White House PR strategy in chaos

Kellyanne Conway's Wednesday night interview on Fox News was going to be a big deal.

Fox promoted it ahead of time as the administration's first on-camera reaction to the news about former FBI Director Robert Mueller's appointment as special counsel overseeing the federal government's Russia investigation.

But the White House abruptly canceled Conway's appearance, causing Fox host Tucker Carlson to fill the air time by discussing the cancellation.

The back-and-forth illustrated the Trump administration's ongoing struggle to keep up with the news cycle and supply guests for television news programs.

"She canceled about an hour before airtime," Carlson said.

Conway told CNNMoney that she was with the president and other administration officials "until after hit time."

White House communications director Mike Dubke's team "says he canceled it knowing I was still in there indefinitely," Conway said.

The change was notable because no members of President Trump's inner circle appeared on TV Wednesday. Conway was going to be the first.

With the White House facing a deepening crisis of credibility and questions about possible obstruction of justice, the interview was going to be highly newsworthy.

Carlson, the host of "Tucker Carlson Tonight," said it was the White House's idea to have her on his show.

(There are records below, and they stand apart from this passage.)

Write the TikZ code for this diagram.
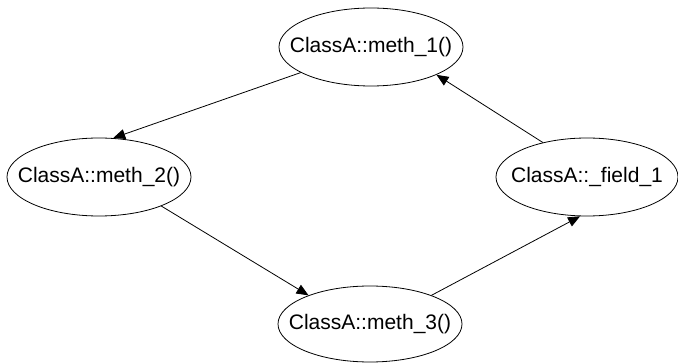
\documentclass[tikz,border=0pt]{standalone}
\usepackage{fontspec}
\setmainfont{Liberation Sans}
\usetikzlibrary{shapes.geometric,arrows.meta}
% label of zero width, so that the ellipse keeps its given size
\newcommand\memberlabel[1]{\makebox[0pt]{#1}}
\begin{document}
\begin{tikzpicture}[x=1pt,y=1pt,
  member/.style={ellipse,draw,line width=0.8pt,inner sep=0pt,
    minimum width=184pt,minimum height=78pt,font=\fontsize{21}{25}\selectfont},
  call/.style={draw,line width=0.8pt,-{Triangle[length=12pt,width=10pt]}}]
\useasboundingbox (0,0) rectangle (678,362);
\node[member] (m1) at (371,315) {\memberlabel{ClassA::meth\_1()}};
\node[member] (m2) at (99,185) {\memberlabel{ClassA::meth\_2()}};
\node[member,minimum width=182pt] (f1) at (587,185) {\memberlabel{ClassA::\_field\_1}};
\node[member,minimum height=76pt] (m3) at (370,38) {\memberlabel{ClassA::meth\_3()}};
\draw[call] (m1.200) -- (m2.70);
\draw[call] (m2.-25) -- (m3.155);
\draw[call] (m3.25) -- (f1.260);
\draw[call] (f1.142) -- (m1.-23);
\end{tikzpicture}
\end{document}
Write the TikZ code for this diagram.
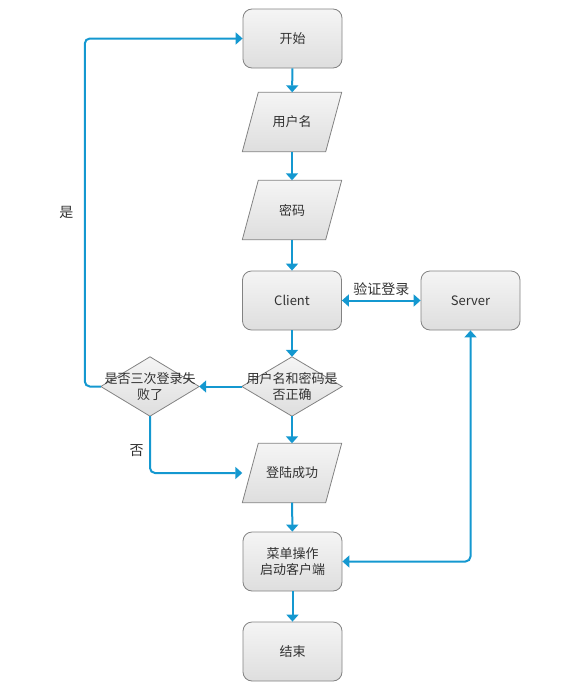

"We had booked her, at their request, by the way," Carlson said on the air. "We don't often have people from the administration on, but they said, 'We want to send over Kellyanne Conway.' 'Great.' And then, not long before air, they canceled it, for reasons that weren't exactly clear."

Carlson's substitute guest was Matt Schlapp, the chairman of the American Conservative Union.

Carlson said to Schlapp, "I think a lot of descriptions in the press about what's going on at the White House are false or they're animated by the hate that the press has for Trump, which is totally real. But it does seem a little chaotic over there, I gotta be honest with you. Is it as chaotic as it seems?"

Schlapp, who said he was at the White House earlier in the day, said the atmosphere is more "tranquil" than it seems from the outside.

Television bookings are usually arranged through the White House press shop. Late Thursday, after the cancellation dust-up, Conway said she followed up personally with Carlson.

According to a Fox spokeswoman, Conway was originally booked in the afternoon, before the Justice Department's 6 p.m. announcement about Mueller.

The White House yanked the interview around 7:15 p.m. With Carlson's show set to begin at 8 p.m., producers kept trying to convince her to honor the booking.

That's why Fox continued to promote the interview right up until 8 p.m.

But the White House would not reconsider.

On the air, Carlson said he called up the White House before airtime to ask about the flip-flop. He said: "The explanation, I think it was sincere, was, 'We had no idea this was happening, we are trying to figure out how to respond to it.'"

Later in the hour, Fox's White House correspondent John Roberts said he surmised that the administration "just wants the president's statement to speak for itself."